Bagel fiends across Portland suffered a big blow in 2011. Kettleman Bagel Company, a beloved brand that had been boiling bagels since 2006, was bought by Einstein Noah Restaurant Group, the parent company to chains Einstein Bros. and Noah's New York Bagels.

The collective despair was aired on Reddit feeds and Facebook polls. But there was one group of middle schoolers that was particularly put out. For years, the Portland Jewish Academy had been receiving kosher challah from Kettleman. One of the only kosher bakeries in town, its dissolution left a void.

Fortunately for the PJA Dragons, their newfound need coincided with the growing hobby of a welcomed superhero.

Enter the Challahman.

In spring 2012, the aspiring baker then known as Rich Meyer went on a trip to Israel and was struck by the sight of stall-high piles of challah spilling into the streets of the Shuk Mahane Yehuda, one of Jerusalem's largest markets. Inspired by the towers of braided dough, he started baking more challah when he returned home to Portland. It was around this time he learned that PJA was still looking for a kosher challah purveyor. So he rented out a kitchen at a local synagogue and increased production.

"I had a few people who helped me go from baking two loaves at a time to baking many loaves at a time," Meyer says, "and that's when the Challahman was born."

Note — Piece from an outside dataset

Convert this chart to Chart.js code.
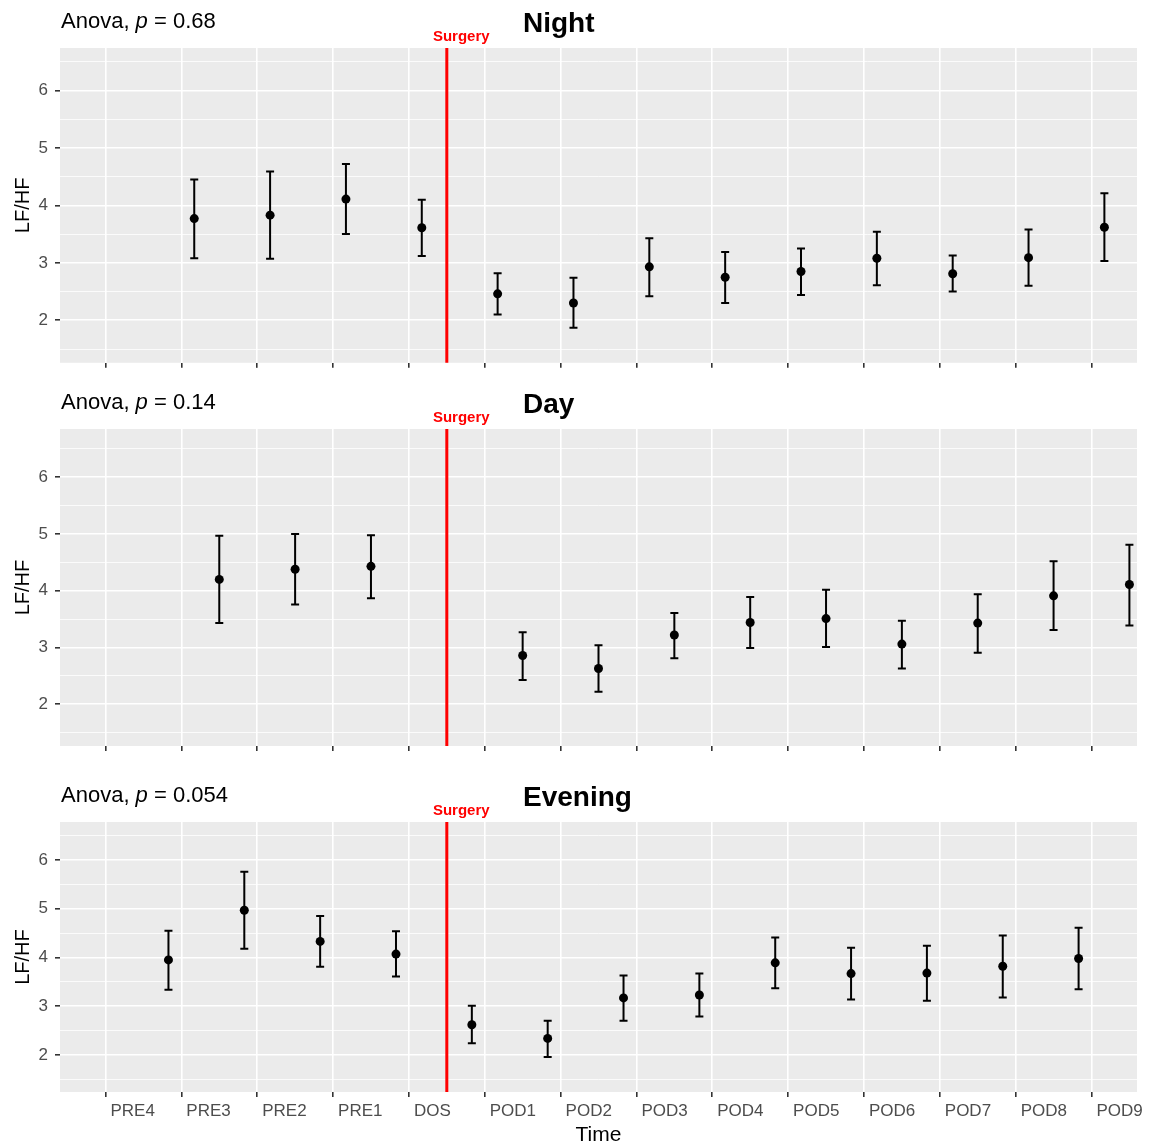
<!DOCTYPE html>
<html>
<head>
<meta charset="utf-8">
<script src="https://cdn.jsdelivr.net/npm/chart.js@4.4.0/dist/chart.umd.min.js"></script>
<style>
  body { margin: 0; background: #fff; }
  canvas { position: absolute; left: 0; }
</style>
</head>
<body>
<canvas id="night" width="1150" height="380" style="top:0px;width:1150px;height:380px"></canvas>
<canvas id="day" width="1150" height="385" style="top:380px;width:1150px;height:385px"></canvas>
<canvas id="evening" width="1150" height="379" style="top:765px;width:1150px;height:379px"></canvas>
<script>
// time points on the x axis
const timeLabels = ["PRE4", "PRE3", "PRE2", "PRE1", "DOS", "POD1", "POD2", "POD3",
  "POD4", "POD5", "POD6", "POD7", "POD8", "POD9"];
const yTicks = [2, 3, 4, 5, 6];
const surgeryAt = 5.5;   // between DOS and POD1

// Night
const nightTimes = ["PRE3", "PRE2", "PRE1", "DOS", "POD1", "POD2", "POD3", "POD4", "POD5", "POD6", "POD7", "POD8", "POD9"];
const nightMean = [3.77, 3.83, 4.11, 3.61, 2.46, 2.30, 2.93, 2.75, 2.85, 3.08, 2.81, 3.09, 3.62];
const nightLow  = [3.08, 3.07, 3.50, 3.12, 2.10, 1.87, 2.42, 2.30, 2.44, 2.61, 2.50, 2.60, 3.03];
const nightHigh = [4.45, 4.59, 4.72, 4.10, 2.82, 2.74, 3.43, 3.19, 3.25, 3.54, 3.13, 3.58, 4.21];

// Day
const dayTimes = ["PRE3", "PRE2", "PRE1", "POD1", "POD2", "POD3", "POD4", "POD5", "POD6", "POD7", "POD8", "POD9"];
const dayMean = [4.20, 4.38, 4.43, 2.86, 2.63, 3.22, 3.44, 3.51, 3.06, 3.43, 3.91, 4.11];
const dayLow  = [3.43, 3.76, 3.87, 2.43, 2.22, 2.81, 2.99, 3.01, 2.63, 2.91, 3.31, 3.39];
const dayHigh = [4.97, 5.00, 4.98, 3.27, 3.04, 3.61, 3.89, 4.02, 3.47, 3.94, 4.52, 4.81];

// Evening
const eveTimes = ["PRE4", "PRE3", "PRE2", "PRE1", "DOS", "POD1", "POD2", "POD3", "POD4", "POD5", "POD6", "POD7", "POD8"];
const eveMean = [3.95, 4.97, 4.33, 4.07, 2.62, 2.34, 3.17, 3.23, 3.89, 3.67, 3.68, 3.82, 3.98];
const eveLow  = [3.34, 4.18, 3.81, 3.61, 2.24, 1.96, 2.70, 2.79, 3.37, 3.14, 3.11, 3.18, 3.35];
const eveHigh = [4.55, 5.76, 4.85, 4.54, 3.01, 2.70, 3.63, 3.67, 4.41, 4.20, 4.24, 4.45, 4.61];

const FONT = "'Liberation Sans', Arial, Helvetica, sans-serif";

function points(times, mean, low, high, shift) {
  return times.map((t, i) => ({
    x: timeLabels.indexOf(t) + 1 + shift,
    y: mean[i],
    low: low[i],
    high: high[i]
  }));
}

const panelPlugin = {
  id: "panel",
  beforeDraw(chart) {
    const { ctx, chartArea: a } = chart;
    ctx.save();
    ctx.fillStyle = "#EBEBEB";
    ctx.fillRect(a.left, a.top, a.right - a.left, a.bottom - a.top);
    ctx.restore();
  },
  beforeDatasetsDraw(chart) {
    const { ctx, chartArea: a, scales: { x, y } } = chart;
    ctx.save();
    // surgery line
    const sx = x.getPixelForValue(surgeryAt);
    ctx.strokeStyle = "#FF0000";
    ctx.lineWidth = 3;
    ctx.beginPath();
    ctx.moveTo(sx, a.top);
    ctx.lineTo(sx, a.bottom);
    ctx.stroke();
    // error bars
    ctx.strokeStyle = "#000";
    ctx.lineWidth = 2;
    chart.data.datasets[0].data.forEach(p => {
      const px = x.getPixelForValue(p.x);
      const lo = y.getPixelForValue(p.low);
      const hi = y.getPixelForValue(p.high);
      ctx.beginPath();
      ctx.moveTo(px, lo); ctx.lineTo(px, hi);
      ctx.moveTo(px - 4, lo); ctx.lineTo(px + 4, lo);
      ctx.moveTo(px - 4, hi); ctx.lineTo(px + 4, hi);
      ctx.stroke();
    });
    ctx.restore();
  },
  afterDraw(chart, args, opts) {
    const { ctx, chartArea: a, scales: { x } } = chart;
    ctx.save();
    ctx.textBaseline = "alphabetic";
    ctx.textAlign = "left";

    // Anova, p = ...
    let tx = 61;
    const ty = a.top - 20;
    ctx.fillStyle = "#000";
    ctx.font = "22px " + FONT;
    ctx.fillText("Anova, ", tx, ty);
    tx += ctx.measureText("Anova, ").width;
    ctx.font = "italic 22px " + FONT;
    ctx.fillText("p", tx, ty);
    tx += ctx.measureText("p").width;
    ctx.font = "22px " + FONT;
    ctx.fillText(" = " + opts.p, tx, ty);

    // title
    ctx.font = "bold 28px " + FONT;
    ctx.fillText(opts.title, 523, a.top - 16);

    // Surgery label
    ctx.fillStyle = "#FF0000";
    ctx.font = "bold 15px " + FONT;
    ctx.textAlign = "center";
    ctx.fillText("Surgery", x.getPixelForValue(surgeryAt + 0.19), a.top - 7);

    // y title
    ctx.fillStyle = "#000";
    ctx.font = "20px " + FONT;
    ctx.translate(29, (a.top + a.bottom) / 2);
    ctx.rotate(-Math.PI / 2);
    ctx.fillText("LF/HF", 0, 0);
    ctx.setTransform(1, 0, 0, 1, 0, 0);

    if (opts.xTitle) {
      ctx.font = "21px " + FONT;
      ctx.textAlign = "center";
      ctx.fillText(opts.xTitle, (a.left + a.right) / 2, chart.height - 3);
    }
    ctx.restore();
  }
};

function makePanel(id, data, cfg) {
  return new Chart(document.getElementById(id), {
    type: "scatter",
    data: {
      datasets: [{
        data,
        backgroundColor: "#000",
        borderColor: "#000",
        pointRadius: 4.5,
        pointHoverRadius: 4.5,
        borderWidth: 0
      }]
    },
    plugins: [panelPlugin],
    options: {
      responsive: false,
      animation: false,
      devicePixelRatio: 1,
      layout: { padding: { top: cfg.top, right: 13, left: 0, bottom: 0 } },
      plugins: {
        legend: { display: false },
        tooltip: { enabled: false },
        panel: { p: cfg.p, title: cfg.title, xTitle: cfg.xTitle }
      },
      scales: {
        x: {
          type: "linear",
          min: 0.4,
          max: 14.6,
          afterBuildTicks: s => { s.ticks = timeLabels.map((_, i) => ({ value: i + 1 })); },
          afterFit: s => { s.height = cfg.xHeight; },
          border: { display: false },
          grid: {
            color: "#FFFFFF",
            lineWidth: 1.6,
            tickColor: "#333333",
            tickLength: 5
          },
          ticks: {
            display: cfg.showLabels,
            callback: v => timeLabels[v - 1],
            align: "start",
            labelOffset: 5,
            padding: 4,
            maxRotation: 0,
            autoSkip: false,
            color: "#4D4D4D",
            font: { family: FONT, size: 17 }
          }
        },
        y: {
          min: cfg.yMin,
          max: cfg.yMax,
          afterBuildTicks: s => {
            const t = [];
            yTicks.forEach(v => { t.push({ value: v - 0.5 }); t.push({ value: v }); });
            t.push({ value: yTicks[yTicks.length - 1] + 0.5 });
            s.ticks = t;
          },
          afterFit: s => { s.width = 60; },
          border: { display: false },
          grid: {
            color: "#FFFFFF",
            lineWidth: c => Number.isInteger(c.tick.value) ? 1.6 : 0.8,
            tickColor: c => Number.isInteger(c.tick.value) ? "#333333" : "rgba(0,0,0,0)",
            tickLength: 5
          },
          ticks: {
            callback: v => Number.isInteger(v) ? String(v) : "",
            padding: 7,
            color: "#4D4D4D",
            font: { family: FONT, size: 17 }
          }
        }
      }
    }
  });
}

makePanel("night", points(nightTimes, nightMean, nightLow, nightHigh, 0.17), {
  top: 48, xHeight: 15, yMin: 1.26, yMax: 6.74, p: "0.68", title: "Night", showLabels: false
});
makePanel("day", points(dayTimes, dayMean, dayLow, dayHigh, 0.5), {
  top: 49, xHeight: 19, yMin: 1.265, yMax: 6.85, p: "0.14", title: "Day", showLabels: false
});
makePanel("evening", points(eveTimes, eveMean, eveLow, eveHigh, 0.83), {
  top: 57, xHeight: 52, yMin: 1.24, yMax: 6.78, p: "0.054", title: "Evening", showLabels: true, xTitle: "Time"
});
</script>
</body>
</html>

Meyer's challah was a hit at the school, and he started receiving and filling more special requests for home-delivered bread. Two years in, he began working with a local bakery to produce loaves that stocked the shelves of Fred Meyer, Green Zebra, Albertsons, and others He even became the trusted supplier for many local brunch joints, though he won't divulge exactly where.

Meyer's challah is classic. Each loaf has plump braids and a crust with a brown sheen so uniform it could be the subject of a stock photo shoot. Meyer uses the standard ingredients: oil, flour, egg, yeast, sugar, salt. When you rip into the challah, you'll see an inner crumb whiter than some eggier versions and the sought-after shards of pulled dough.

Along with his addition of vanilla, however, Meyer's challah has what most commercially produced challah in Portland do not: a rabbi who oversees the baking and ensures that each loaf is kosher.

"It's important to me that I have a kosher product," Meyer says. "Not everyone wants or needs challah to be kosher, but a lot of people do."

But not even Challahman has proven immune to the pandemic. The kosher facility where Meyer's loaves rise cut its hours, forcing Meyer to scale back production and pull his challah from grocery store shelves. Once again, Portlanders who value quality kosher glutenous goods spoke up. And so, in spring 2020, Meyer returned to his roots, delivering loaves to schools, synagogues and homes.

Now, you can have the Challahman himself deliver challah to your doorstep every week. Ordering loaves online on Tuesday guarantees both Friday delivery and the donation of a loaf of challah to the Holocaust survivors program of the Jewish Family & Child Service.

Meyer doesn't know how the Challahman will morph again postpandemic. He does, however, have a dream. He hopes to one day trade in his black minivan for a decked-out delivery truck—decals of his logo on the side, blasting klezmer music through the streets of Portland, and tossing loaves to passersby.

"People are spread out all over the place," he says. "I like looking for creative ways to keep community cohesive in difficult times."